Setting goals is the best way to move your teen forward, but goal-setting is not an inherent skill, so you need to show your teen how to go through this process. Talk about the upcoming school tests, projects, homework and other work in detail and then break those assignments down into smaller goals with deadlines. Help your teen set small, attainable goals with specific measures. Teach them to maintain a positive attitude by encouraging them to enjoy the little progress along the way and celebrating each goal achieved. Perhaps even more important will be your ability to teach your teen to maneuver the obstacles they encounter. It is hard to stick to a plan, especially when you hit some roadblocks. Goals are not set in stone, but rather are like a roadmap used to get to a particular destination, and the route can vary depending on the many factors involved in planning the trip.
Establish good study habits in your teen.
The way your child studies at home, and the effort they put into their homework, can have just as much impact on their grades as what they are doing in school. Read our previous blog on Good Study Habits to learn the best ways to ensure your child creates habits at home that will improve their academic career from elementary school all the way through college.
Seek outside help.
Some children may need additional attention that can’t be provided in school. Hiring a tutor can offer them one-on-one assistance at their individual level in any subject.
Praise what your teen is doing well.
Regardless of your thoughts on your teen’s progress report, be sure to find something to admire. Whether it’s a specific subject (they may have flunked math, but they’re acing Spanish!) or an extracurricular activity, your teen has talents and efforts that need to be acknowledged. Remind your teen that your love is not conditional on his/her grades and that you want to help them succeed by tackling the problem together. Finally, try to draw connections between your teen’s interests and the troubled school subject. For example, if your child is not doing well in English, but loves to read the latest Twilight book, show him/her the link between the two. Consider developing a rewards or incentives system to encourage your teen.

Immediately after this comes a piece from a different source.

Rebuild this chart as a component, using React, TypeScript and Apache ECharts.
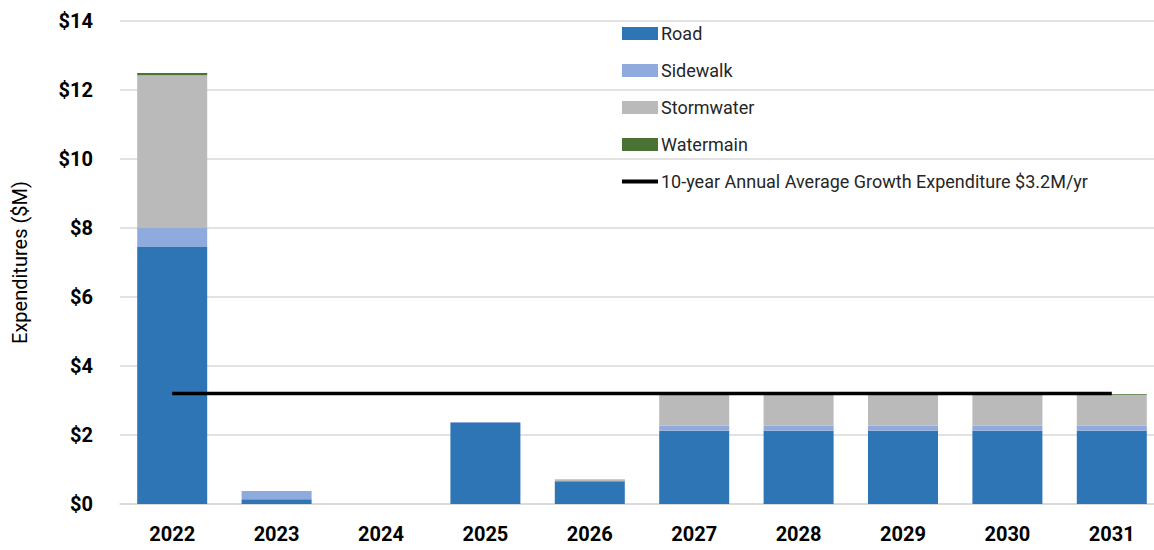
import React, { useEffect, useRef } from "react";
import * as echarts from "echarts";

const years = ["2022", "2023", "2024", "2025", "2026", "2027", "2028", "2029", "2030", "2031"];
const road = [7.45, 0.14, 0, 2.35, 0.66, 2.12, 2.12, 2.12, 2.12, 2.12];
const sidewalk = [0.55, 0.24, 0, 0.03, 0.01, 0.15, 0.15, 0.15, 0.15, 0.15];
const stormwater = [4.43, 0, 0, 0, 0.05, 0.9, 0.9, 0.9, 0.9, 0.9];
const watermain = [0.06, 0, 0, 0, 0, 0.02, 0.02, 0.02, 0.02, 0.02];
const averageGrowth = [3.2, 3.2, 3.2, 3.2, 3.2, 3.2, 3.2, 3.2, 3.2, 3.2];
const lineName = "10-year Annual Average Growth Expenditure $3.2M/yr";

const FONT = "Roboto, 'Liberation Sans Narrow', sans-serif";

export default function App() {
  const ref = useRef<HTMLDivElement>(null);
  useEffect(() => {
    const chart = echarts.init(ref.current!, undefined, { renderer: "svg" });
    const bar = (name: string, data: number[], color: string) => ({
      name,
      type: "bar",
      stack: "total",
      data,
      barWidth: 70,
      itemStyle: { color },
    });
    chart.setOption({
      animation: false,
      textStyle: { fontFamily: FONT },
      grid: { left: 120, right: 0, top: 21, bottom: 46 },
      legend: {
        orient: "vertical",
        left: 622,
        top: 23,
        padding: 0,
        itemWidth: 36,
        itemHeight: 13,
        itemGap: 16,
        textStyle: { fontFamily: FONT, fontSize: 18, color: "#262626", padding: [0, 0, 0, -2], lineHeight: 21 },
        data: [
          { name: "Road", icon: "rect" },
          { name: "Sidewalk", icon: "rect" },
          { name: "Stormwater", icon: "rect" },
          { name: "Watermain", icon: "rect" },
          { name: lineName, icon: "path://M0,0H36V4H0Z" },
        ],
      },
      xAxis: {
        type: "category",
        data: years,
        axisLine: { lineStyle: { color: "#d9d9d9", width: 1.5 } },
        axisTick: { show: false },
        axisLabel: { fontFamily: FONT, fontSize: 20, fontWeight: "bold", color: "#000", margin: 20 },
      },
      yAxis: {
        type: "value",
        min: 0,
        max: 14,
        interval: 2,
        name: "Expenditures ($M)",
        nameLocation: "middle",
        nameGap: 90,
        nameRotate: 90,
        nameTextStyle: { fontFamily: FONT, fontSize: 20, color: "#000" },
        splitLine: { lineStyle: { color: "#d9d9d9", width: 1.5 } },
        axisLabel: {
          fontFamily: FONT,
          fontSize: 20,
          fontWeight: "bold",
          color: "#000",
          margin: 27,
          formatter: (v: number) => "$" + v,
        },
      },
      series: [
        bar("Road", road, "#2E75B6"),
        bar("Sidewalk", sidewalk, "#8FAADC"),
        bar("Stormwater", stormwater, "#BABABA"),
        bar("Watermain", watermain, "#4A7232"),
        {
          name: lineName,
          type: "line",
          data: averageGrowth,
          symbol: "none",
          lineStyle: { color: "#000", width: 3.5 },
          itemStyle: { color: "#000" },
          z: 5,
        },
      ],
    });
    return () => chart.dispose();
  }, []);
  return (
    <div style={{ position: "absolute", left: 0, top: 0, width: 1154, height: 550, overflow: "hidden", background: "#fff" }}>
      <div ref={ref} style={{ position: "absolute", left: 0, top: 0, width: 1164, height: 550 }} />
    </div>
  );
}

Parents should not be waiting for a report card to know how their child is performing at school. Find out what mechanisms your school has in place for keeping you informed of your child’s progress, such as an online parent portal system for parents to check grades or contact from the teacher if grades fall below a certain level.
You need to look at a progress report or a report card as an opportunity to help your teen be successful. The report is a tool for identifying problems, finding solutions, and setting goals. Working together with your teen on this issue may very well be one of the most significant life lessons your child receives from you before they hit the adult world.